市場の反応を考える

昨日の続きだが、Enterprise向けGoogleアプリ発表の後、Google Financeで市場の反応を見てみた。株価は冷静な動きというか、意外にも前日に比べやや下げているくらいだ。下げ幅はMicrosoftの方が少しだけ大きいのだけどね。

次のようなキツいタイトルの記事はまあ予想範囲。「こんなすごいもん作っちゃってくれて、いらねーんじゃね?」という脊髄反射系の内容だ。
With Google Apps Premier Edition, Who Needs Microsoft?:
The software-as-a-service notion took a big step forward today with Google's announcement of its online productivity software. Such hosted solutions--available anywhere there's an Internet connection--are exactly what the mobile enterprise needs.
株価はそうではない。何故か?昨日、僕は「ベンチャーや中小企業は狂喜乱舞」と書いたが「大企業」とは書かなかった。それは
  • 使い勝手で、まだデスクトップOfficeに対し改善の余地がある。つまり様子見的要素
  • 上場企業に要求されるSOX法の呪縛は、このレベルではまだ解くことができない
という理由からだ。これはWeb2.0に足りないものという別記事で挙げた2つのことと内容的にはイコールである。オフライン対応と(検索可能な)暗号化格納。暗号化はSOX法を迫られる上場企業(およびその連結子会社)にとってはほとんど必須に近い。「SOX法ってそんな大事なのか?」という問いは、 5分で分かるわけないでしょに書いた通り。狭義には法律を守るためなんだけど、やってる人は「社会的会社を存続させる」、つまり自らのためにやっているのだ。J-SOXになると罰則がユルいとか第3者による評価が義務付けられないので、対処療法的なことで済まよう(やり過ごそう)という動きもあるが、本質をわかっている経営者はSOX法だろうがJSOXだろうが同じだと考えている(不二家叩きは単なるマスメディアの視聴率稼ぎなので、ちょっと次元が違う)。

昨日、似たようなことを書いている記事を見つけた。
Google Faces Long Campaign to Win Enterprise Customers:
The main barrier to adoption of online application services in this era of the Sarbanes-Oxley Act and government-mandated compliance with data integrity and security regulation is that enterprises simply can't afford to have their data managed off-site by a third party.

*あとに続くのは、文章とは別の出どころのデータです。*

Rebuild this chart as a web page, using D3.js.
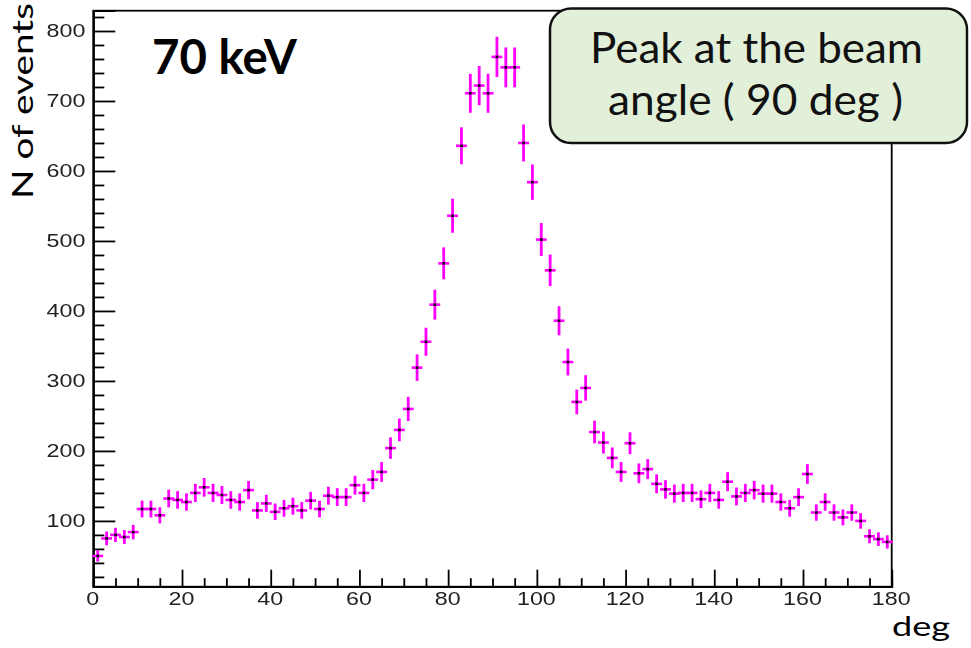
<!DOCTYPE html>
<html>
<head>
<meta charset="utf-8">
<script src="https://cdn.jsdelivr.net/npm/d3@7"></script>
<style>
  html, body { margin: 0; padding: 0; background: #fff; }
  svg { display: block; }
</style>
</head>
<body>
<svg id="chart" width="971" height="648"></svg>
<script>
// Angular distribution of events, 2-degree bins
const angles = [
  1, 3, 5, 7, 9, 11, 13, 15, 17, 19, 21, 23, 25, 27, 29, 31, 33, 35, 37, 39,
  41, 43, 45, 47, 49, 51, 53, 55, 57, 59, 61, 63, 65, 67, 69, 71, 73, 75, 77, 79,
  81, 83, 85, 87, 89, 91, 93, 95, 97, 99, 101, 103, 105, 107, 109, 111, 113, 115, 117, 119,
  121, 123, 125, 127, 129, 131, 133, 135, 137, 139, 141, 143, 145, 147, 149, 151, 153, 155, 157, 159,
  161, 163, 165, 167, 169, 171, 173, 175, 177, 179
];
const counts = [
  50, 75, 80, 77, 84, 117, 117, 108, 132, 130, 127, 140, 148, 140, 137, 130, 127, 144, 115, 125,
  113, 118, 121, 115, 129, 117, 136, 134, 134, 151, 140, 159, 170, 204, 230, 260, 319, 356, 409, 468,
  536, 636, 711, 722, 711, 763, 748, 748, 640, 584, 502, 458, 386, 327, 270, 290, 227, 212, 190, 170,
  211, 168, 174, 153, 145, 139, 140, 140, 131, 140, 130, 156, 135, 140, 144, 139, 139, 127, 118, 134,
  167, 112, 127, 112, 105, 112, 100, 78, 74, 70
];
const binWidth = 2;
const xTicks = [0, 20, 40, 60, 80, 100, 120, 140, 160, 180];
const xMinorTicks = d3.range(0, 181, 5).filter(v => v % 20 !== 0);
const yTicks = [100, 200, 300, 400, 500, 600, 700, 800];
const yMinorTicks = d3.range(20, 821, 20).filter(v => v % 100 !== 0);

const svg = d3.select("#chart");

const x = d3.scaleLinear().domain([0, 180]).range([93.3, 891.7]);
const y = d3.scaleLinear().domain([6, 829]).range([586.7, 10.7]);

const defs = svg.append("defs");
defs.append("filter").attr("id", "soft")
  .attr("x", "-10%").attr("y", "-10%").attr("width", "120%").attr("height", "120%")
  .append("feGaussianBlur").attr("stdDeviation", 0.45);

const plotLeft = x.range()[0], plotRight = x.range()[1];
const plotBottom = y.range()[0], plotTop = y.range()[1];

// frame
svg.append("rect")
  .attr("x", plotLeft).attr("y", plotTop)
  .attr("width", plotRight - plotLeft).attr("height", plotBottom - plotTop)
  .attr("fill", "none").attr("stroke", "#000").attr("stroke-width", 1.8);

const labelFont = "'Liberation Sans', Arial, Helvetica, sans-serif";

// y axis: ticks pointing into the frame
const yAxis = svg.append("g")
  .attr("transform", `translate(${plotLeft},0)`)
  .call(d3.axisLeft(y).tickValues(yTicks).tickSize(-22).tickPadding(6).tickFormat(d3.format("d")));
const yMinor = svg.append("g")
  .attr("transform", `translate(${plotLeft},0)`)
  .call(d3.axisLeft(y).tickValues(yMinorTicks).tickSize(-11).tickFormat(""));

// x axis
const xAxis = svg.append("g")
  .attr("transform", `translate(0,${plotBottom})`)
  .call(d3.axisBottom(x).tickValues(xTicks).tickSize(-17).tickPadding(6).tickFormat(d3.format("d")));
const xMinor = svg.append("g")
  .attr("transform", `translate(0,${plotBottom})`)
  .call(d3.axisBottom(x).tickValues(xMinorTicks).tickSize(-8.5).tickFormat(""));

[yAxis, yMinor, xAxis, xMinor].forEach(g => {
  g.select(".domain").attr("stroke", "#000").attr("stroke-width", 1.8);
  g.selectAll(".tick line").attr("stroke", "#000").attr("stroke-width", 1.8);
});

yAxis.selectAll(".tick text")
  .attr("font-family", labelFont).attr("font-size", 17.5)
  .attr("fill", "#222").attr("filter", "url(#soft)")
  .attr("transform", "scale(1.33,1)");
xAxis.selectAll(".tick text")
  .attr("font-family", labelFont).attr("font-size", 17.5)
  .attr("fill", "#222").attr("filter", "url(#soft)")
  .attr("transform", "translate(-1,0) scale(1.33,1)");

// error-bar markers
const pts = angles.map((a, i) => ({ a, n: counts[i], e: Math.sqrt(counts[i]) }));
const marks = svg.append("g").attr("class", "points");
const magenta = "#ff00ff";

marks.selectAll("line.h").data(pts).join("line")
  .attr("class", "h")
  .attr("x1", d => x(d.a - binWidth / 2) - 1).attr("x2", d => x(d.a + binWidth / 2) + 1)
  .attr("y1", d => y(d.n)).attr("y2", d => y(d.n))
  .attr("stroke", magenta).attr("stroke-width", 2.6);

marks.selectAll("line.v").data(pts).join("line")
  .attr("class", "v")
  .attr("x1", d => x(d.a)).attr("x2", d => x(d.a))
  .attr("y1", d => y(d.n + d.e) - 0.8).attr("y2", d => y(d.n - d.e) + 0.8)
  .attr("stroke", magenta).attr("stroke-width", 2.8);

marks.selectAll("rect.c").data(pts).join("rect")
  .attr("class", "c")
  .attr("x", d => x(d.a) - 1.3).attr("y", d => y(d.n) - 1.3)
  .attr("width", 2.6).attr("height", 2.6)
  .attr("fill", "#111");

// axis titles
svg.append("text")
  .attr("transform", "translate(33,199) rotate(-90)")
  .attr("font-family", "Lato, 'Open Sans', sans-serif")
  .attr("font-size", 28)
  .attr("textLength", 196).attr("lengthAdjust", "spacingAndGlyphs")
  .attr("fill", "#000")
  .text("N of events");

svg.append("text")
  .attr("x", 892).attr("y", 636)
  .attr("font-family", "Lato, 'Open Sans', sans-serif")
  .attr("font-size", 27)
  .attr("textLength", 58).attr("lengthAdjust", "spacingAndGlyphs")
  .attr("fill", "#000")
  .text("deg");

// energy label
svg.append("text")
  .attr("x", 152).attr("y", 73.5)
  .attr("font-family", "Lato, 'Open Sans', sans-serif")
  .attr("font-weight", 700)
  .attr("font-size", 47)
  .attr("textLength", 145).attr("lengthAdjust", "spacingAndGlyphs")
  .attr("fill", "#000")
  .text("70 keV");

// annotation box
const note = svg.append("g");
note.append("rect")
  .attr("x", 550).attr("y", 8.5).attr("width", 417).attr("height", 134.5)
  .attr("rx", 21).attr("ry", 21)
  .attr("fill", "#e2efd9").attr("stroke", "#111").attr("stroke-width", 2.5);
const noteLines = [
  { t: "Peak at the beam", x: 590, y: 63.3, w: 333 },
  { t: "angle ( 90 deg )", x: 608, y: 115, w: 295 }
];
note.selectAll("text").data(noteLines).join("text")
  .attr("x", d => d.x).attr("y", d => d.y)
  .attr("font-family", "Lato, 'Open Sans', sans-serif")
  .attr("font-size", 42)
  .attr("textLength", d => d.w).attr("lengthAdjust", "spacingAndGlyphs")
  .attr("fill", "#111")
  .text(d => d.t);
</script>
</body>
</html>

Data stored on Google's servers isn't encrypted, and it can't offer any iron-clad guarantee that the data won't be compromised by an external hacker or an internal administrator. This is a difficult but not insoluble problem that SAAS companies will have to fix before large enterprises will buy into it.
この記事では他に「スィッチングコスト」を挙げている。大企業では右向け右みたいにはならないからだ。さらに挙げるなら、RBAC(Role Base Access Control)や承認行為に必要なWorkFlowなど足りないものはまだある。

とはいえ、Webアプリは改善効果がすぐに全ユーザーに行き渡るし、中長期的には第3者にデータをゆだねることの是非も含め、上記の問題は時間が解決してゆくだろう。また、Office Liveの戦略次第だが、中小企業やベンチャーにとっては「With Google Apps Premier Edition, Who Needs Microsoft?」であることはその通りだと思う。

だから僕はあくまで「Google買い」なのだ。

*追記*
内部統制という言葉をよく出すので、誤解を招かないように言っておくと、社会的生き物としてのモノの見方はさらに高度な概念の下ではどーでもよいことである。我々は生かされている。動であれ植であれ生命を食って生きている。BSE騒ぎや不二家のような件を見るにつけ、「社会的認知・企業価値・安全・安心・お行儀良い振る舞い」のための犠牲と謙虚さのバランス感覚は重要だと思う。